Real time SQL Tasks Questions and Answers for Azure Data Engineer

Questions

Can you explain what is SCD Type 1, Type 2, and Type 3?
Can you write a Pyspark Code to implement SCD Type 2 in Azure Synapse?
Why is SCD important in Data Warehousing?
Did you use Data Profiling, Data Lineage, or Data Cleansing?
Can you write a Pyspark Code to detect and remove Duplicate Records?
Write an SQL Query to fetch the Second Highest Salary from the Employee Table.
What if I want the 3rd Highest or Nth Highest Salary?
Write an SQL Query to identify users with 3 or more consecutive failed login attempts.
Write an Incremental Load Query to only capture Newly Inserted Records from Source.
Write an SQL Query to Identify Duplicate Records from the Orders Table.
Write an SQL Query to calculate the Age of Each Customer based on Date of Birth.
Write an SQL Query to Rank Employees by Highest Salary per Department.

Questions & Answers

Can you explain what is SCD Type 1, Type 2, and Type 3?

In Data Warehousing, Slowly Changing Dimensions (SCD) refers to managing and tracking changes in data over time.

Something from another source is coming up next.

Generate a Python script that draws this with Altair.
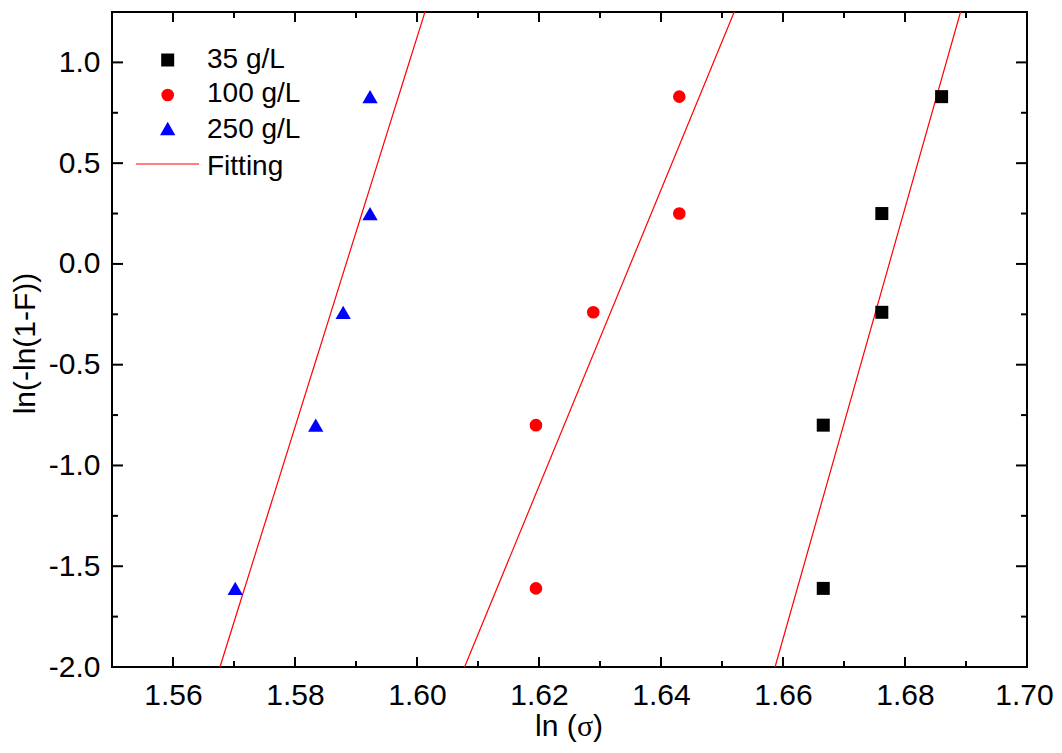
import altair as alt
import pandas as pd

# ---- data ----
y_levels = [-1.61, -0.80, -0.24, 0.25, 0.83]
x_35 = [1.6666, 1.6666, 1.6762, 1.6762, 1.6860]
x_100 = [1.6195, 1.6195, 1.6289, 1.6430, 1.6430]
x_250 = [1.5702, 1.5834, 1.5879, 1.5923, 1.5923]

# fitted lines: x at y=-2.0 and x at y=1.25
fit_y = [-2.0, 1.25]
fit_35 = [1.6587, 1.6891]
fit_100 = [1.6078, 1.6520]
fit_250 = [1.5677, 1.6013]

x_major = [1.56, 1.58, 1.60, 1.62, 1.64, 1.66, 1.68, 1.70]
x_minor = [1.57, 1.59, 1.61, 1.63, 1.65, 1.67, 1.69]
y_major = [-2.0, -1.5, -1.0, -0.5, 0.0, 0.5, 1.0]
y_minor = [-1.75, -1.25, -0.75, -0.25, 0.25, 0.75]

legend_labels = ["35 g/L", "100 g/L", "250 g/L", "Fitting"]
x_title_parts = ["ln (", "\u03c3", ")"]
y_title = "ln(-ln(1-F))"

W, H = 915, 655
FONT = "Liberation Sans"
SERIF = "Liberation Serif"
MINUS = "\u2212"

xscale = alt.Scale(domain=[1.55, 1.70], nice=False, zero=False)
yscale = alt.Scale(domain=[-2.0, 1.25], nice=False, zero=False)

xaxis = alt.Axis(
    values=x_major, ticks=False, domain=False, grid=False,
    labelExpr=f"replace(format(datum.value, '.2f'), '{MINUS}', '-')",
    labelFont=FONT, labelFontSize=30, labelColor="black", labelPadding=13,
    labelOffset={"condition": {"test": "datum.value > 1.695", "value": -3}, "value": 0},
    title=None, labelFlush=False, labelOverlap=False,
)
yaxis = alt.Axis(
    values=y_major, ticks=False, domain=False, grid=False,
    labelExpr=f"replace(format(datum.value, '.1f'), '{MINUS}', '-')",
    labelFont=FONT, labelFontSize=30, labelColor="black", labelPadding=12,
    title=y_title, titleFont=FONT, titleFontSize=30, titleFontWeight="normal",
    titleColor="black", titleBaseline="alphabetic", titleX=-78, titleY=331,
    labelFlush=False, labelOverlap=False,
)

X = alt.X("x:Q", scale=xscale, axis=xaxis)
Y = alt.Y("y:Q", scale=yscale, axis=yaxis)

def pts(xs, shape, color, size):
    df = pd.DataFrame({"x": xs, "y": y_levels})
    return alt.Chart(df).mark_point(shape=shape, filled=True, color=color, size=size,
                                    opacity=1, strokeWidth=0).encode(x=X, y=Y)

def fit(xs):
    df = pd.DataFrame({"x": xs, "y": fit_y})
    return alt.Chart(df).mark_line(color="#ff0000", strokeWidth=1.2, clip=True).encode(x=X, y=Y)

layers = [fit(fit_35), fit(fit_100), fit(fit_250),
          pts(x_35, "square", "#000000", 169),
          pts(x_100, "circle", "#ff0000", 160),
          pts(x_250, "triangle-up", "#0000ff", 235)]

# inward ticks on all four sides
def xticks(vals, length):
    df = pd.DataFrame({"x": vals})
    bot = alt.Chart(df).mark_rule(color="black", strokeWidth=2).encode(
        x=X, y=alt.value(H), y2=alt.value(H - length))
    top = alt.Chart(df).mark_rule(color="black", strokeWidth=2).encode(
        x=X, y=alt.value(0), y2=alt.value(length))
    return [bot, top]

def yticks(vals, length):
    df = pd.DataFrame({"y": vals})
    left = alt.Chart(df).mark_rule(color="black", strokeWidth=2).encode(
        y=Y, x=alt.value(0), x2=alt.value(length))
    right = alt.Chart(df).mark_rule(color="black", strokeWidth=2).encode(
        y=Y, x=alt.value(W), x2=alt.value(W - length))
    return [left, right]

layers += xticks(x_major, 10) + xticks(x_minor, 6) + yticks(y_major, 11) + yticks(y_minor, 6)

# manual legend (top-left inside the plot)
sym_x = 55.7
sym_y = [48, 83, 116.5, 152]
txt_y = [56, 90, 126, 163]
leg_shapes = ["square", "circle", "triangle-up"]
leg_colors = ["#000000", "#ff0000", "#0000ff"]
leg_sizes = [169, 160, 235]
for i in range(3):
    d = pd.DataFrame({"label": [legend_labels[i]]})
    layers.append(alt.Chart(d).mark_point(shape=leg_shapes[i], filled=True, color=leg_colors[i],
                                          size=leg_sizes[i], opacity=1, strokeWidth=0).encode(
        x=alt.value(sym_x), y=alt.value(sym_y[i])))
d = pd.DataFrame({"label": [legend_labels[3]]})
layers.append(alt.Chart(d).mark_rule(color="#ff0000", strokeWidth=1.2).encode(
    x=alt.value(24), x2=alt.value(87), y=alt.value(sym_y[3])))
for i in range(4):
    d = pd.DataFrame({"label": [legend_labels[i]]})
    layers.append(alt.Chart(d).mark_text(align="left", baseline="alphabetic", font=FONT,
                                         fontSize=28, color="black").encode(
        x=alt.value(95), y=alt.value(txt_y[i]), text="label:N"))

# x-axis title: "ln (" in sans, sigma in serif, ")" in sans
title_x = [423, 465, 481]
title_fonts = [FONT, SERIF, FONT]
for i in range(3):
    d = pd.DataFrame({"label": [x_title_parts[i]]})
    layers.append(alt.Chart(d).mark_text(align="left", baseline="alphabetic", font=title_fonts[i],
                                         fontSize=30, color="black").encode(
        x=alt.value(title_x[i]), y=alt.value(H + 69), text="label:N"))

chart = alt.layer(*layers).properties(
    width=W, height=H,
    autosize=alt.AutoSizeParams(type="none"),
    padding={"left": 104, "top": 4, "right": 27, "bottom": 78},
    background="white",
).configure_view(stroke="black", strokeWidth=2)

chart.save("out.html", embed_options={"renderer": "svg", "actions": False})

There are mainly three types:

SCD Type 1 (Overwrite the Data):
- In SCD Type 1, we do not keep any history of changes. When there is an update in the source data, it directly overwrites the existing data in the target.
- Example: If a customer’s address changes from A to B, the address field will simply update to B without retaining the history of A.
SCD Type 2 (Maintain Historical Data):
- SCD Type 2 keeps a history of changes by adding a new record with a new surrogate key whenever there is a change in the source data.
- Example: If a customer’s address changes from A to B, a new record will be inserted with the new address and a new surrogate key.
- It uses Effective Date, End Date, and Current Flag to identify active records.
SCD Type 3 (Maintain Partial History):
- In SCD Type 3, we only store limited history by maintaining two columns:
  - Current Value: Stores the latest data.
  - Previous Value: Stores the old data.
- Example: If a customer’s address changes from A to B, the old address will be moved to the Previous Address column, and the new address will become the Current Address.

Can you write a PySpark Code to implement SCD Type 2 in Azure Synapse?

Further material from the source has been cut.